------ SUPPLIED MATERIAL

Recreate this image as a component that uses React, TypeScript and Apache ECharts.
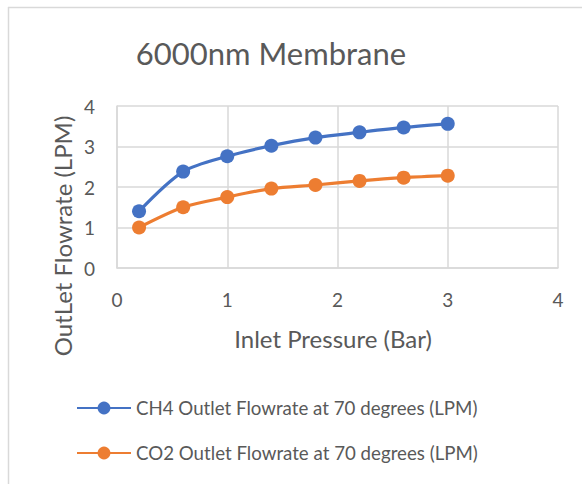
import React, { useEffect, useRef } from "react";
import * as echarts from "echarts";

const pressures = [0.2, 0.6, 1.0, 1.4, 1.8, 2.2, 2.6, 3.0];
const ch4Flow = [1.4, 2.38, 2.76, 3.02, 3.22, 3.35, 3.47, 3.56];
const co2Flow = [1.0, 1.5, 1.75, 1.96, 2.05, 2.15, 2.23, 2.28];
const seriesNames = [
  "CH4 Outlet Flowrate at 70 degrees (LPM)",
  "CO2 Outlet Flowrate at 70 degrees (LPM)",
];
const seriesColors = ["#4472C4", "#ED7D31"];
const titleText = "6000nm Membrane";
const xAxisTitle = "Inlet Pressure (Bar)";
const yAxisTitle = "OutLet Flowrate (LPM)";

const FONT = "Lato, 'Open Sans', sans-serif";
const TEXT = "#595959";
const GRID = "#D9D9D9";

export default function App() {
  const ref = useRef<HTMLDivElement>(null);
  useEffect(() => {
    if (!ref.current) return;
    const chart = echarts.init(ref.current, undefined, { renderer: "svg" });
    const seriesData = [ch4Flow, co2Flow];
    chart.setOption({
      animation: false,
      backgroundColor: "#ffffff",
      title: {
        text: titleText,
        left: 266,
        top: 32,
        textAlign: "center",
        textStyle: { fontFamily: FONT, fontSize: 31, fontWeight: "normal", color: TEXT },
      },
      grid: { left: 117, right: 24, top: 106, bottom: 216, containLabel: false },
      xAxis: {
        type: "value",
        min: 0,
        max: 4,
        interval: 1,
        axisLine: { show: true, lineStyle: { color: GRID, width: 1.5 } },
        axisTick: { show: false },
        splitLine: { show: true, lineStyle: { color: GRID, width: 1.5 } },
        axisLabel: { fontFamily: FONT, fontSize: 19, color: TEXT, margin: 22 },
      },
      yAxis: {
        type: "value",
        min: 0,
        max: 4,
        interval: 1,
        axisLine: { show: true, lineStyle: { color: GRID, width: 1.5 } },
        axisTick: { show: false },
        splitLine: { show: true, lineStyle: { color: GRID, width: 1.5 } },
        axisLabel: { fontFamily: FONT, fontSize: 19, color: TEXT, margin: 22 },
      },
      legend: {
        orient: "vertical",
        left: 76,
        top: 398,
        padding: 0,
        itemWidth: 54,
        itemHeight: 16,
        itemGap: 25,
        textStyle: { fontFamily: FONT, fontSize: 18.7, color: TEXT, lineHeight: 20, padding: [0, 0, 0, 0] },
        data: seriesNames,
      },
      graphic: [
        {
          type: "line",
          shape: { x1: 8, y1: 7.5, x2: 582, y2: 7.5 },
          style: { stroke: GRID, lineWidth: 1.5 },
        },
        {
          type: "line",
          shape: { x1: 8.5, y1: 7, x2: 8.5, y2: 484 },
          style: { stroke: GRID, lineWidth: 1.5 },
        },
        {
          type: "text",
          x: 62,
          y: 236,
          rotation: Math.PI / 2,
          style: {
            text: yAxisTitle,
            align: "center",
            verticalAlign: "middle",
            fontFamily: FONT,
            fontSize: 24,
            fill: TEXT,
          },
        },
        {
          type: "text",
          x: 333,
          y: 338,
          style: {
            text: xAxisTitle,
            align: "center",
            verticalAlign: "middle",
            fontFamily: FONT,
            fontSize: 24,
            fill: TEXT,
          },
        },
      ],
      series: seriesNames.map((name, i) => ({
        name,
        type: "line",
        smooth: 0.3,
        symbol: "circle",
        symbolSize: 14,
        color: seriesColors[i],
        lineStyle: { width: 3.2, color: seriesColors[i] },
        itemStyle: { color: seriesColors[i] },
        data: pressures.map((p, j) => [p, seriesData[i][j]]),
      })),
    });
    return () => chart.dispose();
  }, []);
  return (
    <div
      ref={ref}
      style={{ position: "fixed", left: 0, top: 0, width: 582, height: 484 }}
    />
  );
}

------------

▶ [STATED TASK]: Take each line of the material that contains the word "React" and list it.

▶ [CORRECT OUTPUT]:
Recreate this image as a component that uses React, TypeScript and Apache ECharts.
import React, { useEffect, useRef } from "react";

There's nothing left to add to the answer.